--- START OF Supplied material ---

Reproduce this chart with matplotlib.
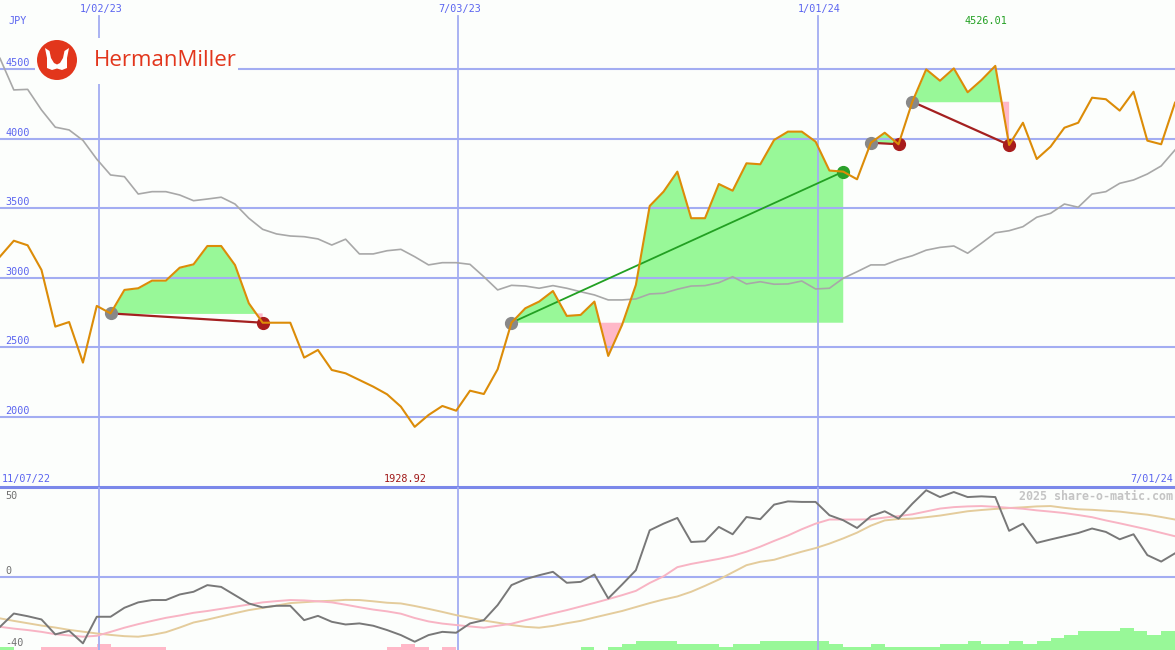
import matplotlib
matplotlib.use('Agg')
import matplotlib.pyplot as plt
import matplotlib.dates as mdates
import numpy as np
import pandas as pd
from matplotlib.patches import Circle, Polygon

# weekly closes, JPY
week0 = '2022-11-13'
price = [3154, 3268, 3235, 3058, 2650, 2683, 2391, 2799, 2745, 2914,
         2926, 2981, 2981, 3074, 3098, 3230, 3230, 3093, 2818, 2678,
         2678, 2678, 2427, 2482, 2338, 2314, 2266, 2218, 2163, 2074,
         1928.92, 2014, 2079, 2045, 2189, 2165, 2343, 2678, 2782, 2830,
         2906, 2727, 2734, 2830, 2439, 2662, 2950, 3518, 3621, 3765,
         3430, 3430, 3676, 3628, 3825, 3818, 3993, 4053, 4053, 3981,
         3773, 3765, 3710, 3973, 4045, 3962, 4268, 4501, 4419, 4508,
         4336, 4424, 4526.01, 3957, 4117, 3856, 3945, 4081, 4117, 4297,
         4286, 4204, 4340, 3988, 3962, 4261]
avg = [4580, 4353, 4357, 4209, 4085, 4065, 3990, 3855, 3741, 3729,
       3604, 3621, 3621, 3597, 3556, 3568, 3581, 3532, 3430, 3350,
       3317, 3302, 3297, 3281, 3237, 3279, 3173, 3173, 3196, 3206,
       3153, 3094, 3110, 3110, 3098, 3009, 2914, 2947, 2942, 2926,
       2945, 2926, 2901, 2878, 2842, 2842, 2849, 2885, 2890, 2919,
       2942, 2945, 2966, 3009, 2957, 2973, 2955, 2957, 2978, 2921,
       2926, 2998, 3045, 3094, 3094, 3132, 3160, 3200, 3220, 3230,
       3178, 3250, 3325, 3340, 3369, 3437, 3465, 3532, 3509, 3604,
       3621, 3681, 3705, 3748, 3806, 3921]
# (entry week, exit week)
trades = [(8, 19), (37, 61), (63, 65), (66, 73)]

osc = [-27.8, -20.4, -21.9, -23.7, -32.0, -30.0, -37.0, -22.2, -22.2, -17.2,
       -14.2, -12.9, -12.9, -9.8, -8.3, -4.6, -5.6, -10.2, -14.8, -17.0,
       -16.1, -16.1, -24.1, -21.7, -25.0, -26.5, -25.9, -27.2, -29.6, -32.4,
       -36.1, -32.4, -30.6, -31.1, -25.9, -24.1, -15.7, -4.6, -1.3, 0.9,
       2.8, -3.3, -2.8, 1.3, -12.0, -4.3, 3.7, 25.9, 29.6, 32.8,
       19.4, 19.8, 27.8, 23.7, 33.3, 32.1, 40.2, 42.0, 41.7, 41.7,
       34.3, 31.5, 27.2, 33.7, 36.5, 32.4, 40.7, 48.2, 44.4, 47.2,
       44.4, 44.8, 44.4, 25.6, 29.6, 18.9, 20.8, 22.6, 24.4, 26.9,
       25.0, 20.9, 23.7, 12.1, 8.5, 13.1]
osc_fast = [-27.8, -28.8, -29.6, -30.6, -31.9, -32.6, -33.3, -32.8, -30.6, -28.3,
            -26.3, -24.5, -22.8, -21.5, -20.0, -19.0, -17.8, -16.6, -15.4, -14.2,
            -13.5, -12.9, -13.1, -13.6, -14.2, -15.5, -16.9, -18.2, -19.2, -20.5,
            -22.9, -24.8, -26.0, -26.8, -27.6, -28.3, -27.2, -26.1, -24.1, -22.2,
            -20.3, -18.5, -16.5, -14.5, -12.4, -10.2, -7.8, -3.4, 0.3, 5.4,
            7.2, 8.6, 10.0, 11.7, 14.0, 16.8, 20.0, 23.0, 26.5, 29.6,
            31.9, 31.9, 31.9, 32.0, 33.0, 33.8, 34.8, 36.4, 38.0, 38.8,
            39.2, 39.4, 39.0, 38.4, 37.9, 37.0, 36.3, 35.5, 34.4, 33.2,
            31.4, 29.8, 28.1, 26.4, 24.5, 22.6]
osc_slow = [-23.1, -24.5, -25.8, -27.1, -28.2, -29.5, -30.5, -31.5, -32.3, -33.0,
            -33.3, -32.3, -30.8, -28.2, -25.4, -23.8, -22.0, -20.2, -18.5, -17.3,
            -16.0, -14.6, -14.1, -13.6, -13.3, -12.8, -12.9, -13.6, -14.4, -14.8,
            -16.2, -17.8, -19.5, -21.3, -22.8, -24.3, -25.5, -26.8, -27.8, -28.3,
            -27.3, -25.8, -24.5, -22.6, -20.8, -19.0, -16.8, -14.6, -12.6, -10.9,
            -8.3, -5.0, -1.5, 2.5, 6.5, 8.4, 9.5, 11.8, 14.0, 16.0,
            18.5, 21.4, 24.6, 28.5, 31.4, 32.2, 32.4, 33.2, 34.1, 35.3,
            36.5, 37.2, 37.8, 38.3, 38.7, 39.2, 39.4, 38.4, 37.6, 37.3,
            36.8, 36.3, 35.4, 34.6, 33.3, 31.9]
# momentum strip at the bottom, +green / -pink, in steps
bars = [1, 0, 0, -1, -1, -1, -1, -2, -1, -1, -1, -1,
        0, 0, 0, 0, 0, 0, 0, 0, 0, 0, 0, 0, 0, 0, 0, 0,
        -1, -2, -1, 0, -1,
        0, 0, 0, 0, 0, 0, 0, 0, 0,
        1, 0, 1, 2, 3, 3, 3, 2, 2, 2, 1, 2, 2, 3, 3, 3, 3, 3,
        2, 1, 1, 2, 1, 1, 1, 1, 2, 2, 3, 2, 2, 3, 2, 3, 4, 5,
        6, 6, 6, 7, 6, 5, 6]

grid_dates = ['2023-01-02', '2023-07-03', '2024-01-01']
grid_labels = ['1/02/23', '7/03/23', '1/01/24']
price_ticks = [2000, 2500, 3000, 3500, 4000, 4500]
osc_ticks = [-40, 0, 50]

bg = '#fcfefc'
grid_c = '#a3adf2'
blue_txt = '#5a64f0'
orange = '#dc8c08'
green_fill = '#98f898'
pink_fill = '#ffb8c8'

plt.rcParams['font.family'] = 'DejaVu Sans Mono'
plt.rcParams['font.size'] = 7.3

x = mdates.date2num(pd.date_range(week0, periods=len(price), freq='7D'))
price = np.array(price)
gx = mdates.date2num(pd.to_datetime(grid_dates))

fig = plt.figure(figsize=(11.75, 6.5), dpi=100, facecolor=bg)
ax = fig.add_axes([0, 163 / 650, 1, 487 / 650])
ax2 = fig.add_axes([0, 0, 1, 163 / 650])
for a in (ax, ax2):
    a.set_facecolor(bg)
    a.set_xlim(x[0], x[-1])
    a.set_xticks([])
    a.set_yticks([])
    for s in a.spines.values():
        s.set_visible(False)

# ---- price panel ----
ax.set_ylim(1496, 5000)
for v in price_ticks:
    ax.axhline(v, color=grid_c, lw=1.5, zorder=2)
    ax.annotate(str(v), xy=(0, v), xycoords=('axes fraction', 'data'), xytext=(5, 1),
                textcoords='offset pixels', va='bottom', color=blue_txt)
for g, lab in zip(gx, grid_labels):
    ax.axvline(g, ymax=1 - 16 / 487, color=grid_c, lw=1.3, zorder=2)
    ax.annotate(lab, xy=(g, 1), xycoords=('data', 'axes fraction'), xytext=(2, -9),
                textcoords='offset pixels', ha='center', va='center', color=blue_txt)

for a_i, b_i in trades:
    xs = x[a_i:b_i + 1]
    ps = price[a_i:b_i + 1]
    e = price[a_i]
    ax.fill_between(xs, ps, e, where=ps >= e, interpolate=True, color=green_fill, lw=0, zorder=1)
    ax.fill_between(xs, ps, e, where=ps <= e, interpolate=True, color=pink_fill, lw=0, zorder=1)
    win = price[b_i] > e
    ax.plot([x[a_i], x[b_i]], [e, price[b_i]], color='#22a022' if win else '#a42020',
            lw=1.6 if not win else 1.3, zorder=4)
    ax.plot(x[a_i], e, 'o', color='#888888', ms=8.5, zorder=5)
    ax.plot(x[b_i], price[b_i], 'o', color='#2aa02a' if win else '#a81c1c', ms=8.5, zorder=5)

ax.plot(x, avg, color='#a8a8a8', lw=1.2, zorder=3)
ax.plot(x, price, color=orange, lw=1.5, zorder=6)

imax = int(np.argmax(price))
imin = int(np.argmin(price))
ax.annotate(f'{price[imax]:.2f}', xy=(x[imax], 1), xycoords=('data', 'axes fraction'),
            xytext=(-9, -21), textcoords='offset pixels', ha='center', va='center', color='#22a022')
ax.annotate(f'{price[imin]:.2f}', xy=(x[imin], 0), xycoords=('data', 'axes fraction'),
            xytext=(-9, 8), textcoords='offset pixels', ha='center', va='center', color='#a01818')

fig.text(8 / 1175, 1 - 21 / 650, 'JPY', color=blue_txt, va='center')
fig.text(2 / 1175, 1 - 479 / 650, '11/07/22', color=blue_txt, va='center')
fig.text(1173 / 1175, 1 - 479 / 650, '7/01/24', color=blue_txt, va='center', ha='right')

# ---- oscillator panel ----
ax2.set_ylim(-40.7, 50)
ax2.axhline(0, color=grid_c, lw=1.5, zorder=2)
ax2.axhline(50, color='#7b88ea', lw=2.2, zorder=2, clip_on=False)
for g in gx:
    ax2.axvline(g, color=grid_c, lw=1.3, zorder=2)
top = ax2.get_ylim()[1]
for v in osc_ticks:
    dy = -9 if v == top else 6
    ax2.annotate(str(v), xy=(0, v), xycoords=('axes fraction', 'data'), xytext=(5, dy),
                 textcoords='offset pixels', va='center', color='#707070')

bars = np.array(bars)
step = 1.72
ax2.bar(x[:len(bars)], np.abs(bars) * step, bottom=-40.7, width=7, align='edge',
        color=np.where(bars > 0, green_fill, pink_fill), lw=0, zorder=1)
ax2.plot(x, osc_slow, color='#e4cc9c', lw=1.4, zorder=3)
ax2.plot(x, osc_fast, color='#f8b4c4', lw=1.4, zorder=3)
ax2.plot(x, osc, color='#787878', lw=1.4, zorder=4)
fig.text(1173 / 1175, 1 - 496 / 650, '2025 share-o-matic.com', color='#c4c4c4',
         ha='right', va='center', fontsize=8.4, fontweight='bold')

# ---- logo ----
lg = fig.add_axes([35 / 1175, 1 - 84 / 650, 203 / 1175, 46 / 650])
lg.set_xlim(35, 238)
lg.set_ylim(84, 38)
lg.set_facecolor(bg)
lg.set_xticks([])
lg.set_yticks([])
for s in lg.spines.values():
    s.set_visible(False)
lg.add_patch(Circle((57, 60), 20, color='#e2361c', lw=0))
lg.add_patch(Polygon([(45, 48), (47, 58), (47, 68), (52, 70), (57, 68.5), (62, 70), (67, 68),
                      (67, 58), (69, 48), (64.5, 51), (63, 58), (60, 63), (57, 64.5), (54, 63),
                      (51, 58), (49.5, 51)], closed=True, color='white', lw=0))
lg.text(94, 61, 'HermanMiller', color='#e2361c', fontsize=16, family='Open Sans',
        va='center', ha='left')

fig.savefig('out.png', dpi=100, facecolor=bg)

--- END OF Supplied material ---

Please quote the lines of the material, beginning with the first and ending with the one that contains "from matplotlib.patches import", exactly as written and without any pictures.

## Response to the task
Reproduce this chart with matplotlib.
import matplotlib
matplotlib.use('Agg')
import matplotlib.pyplot as plt
import matplotlib.dates as mdates
import numpy as np
import pandas as pd
from matplotlib.patches import Circle, Polygon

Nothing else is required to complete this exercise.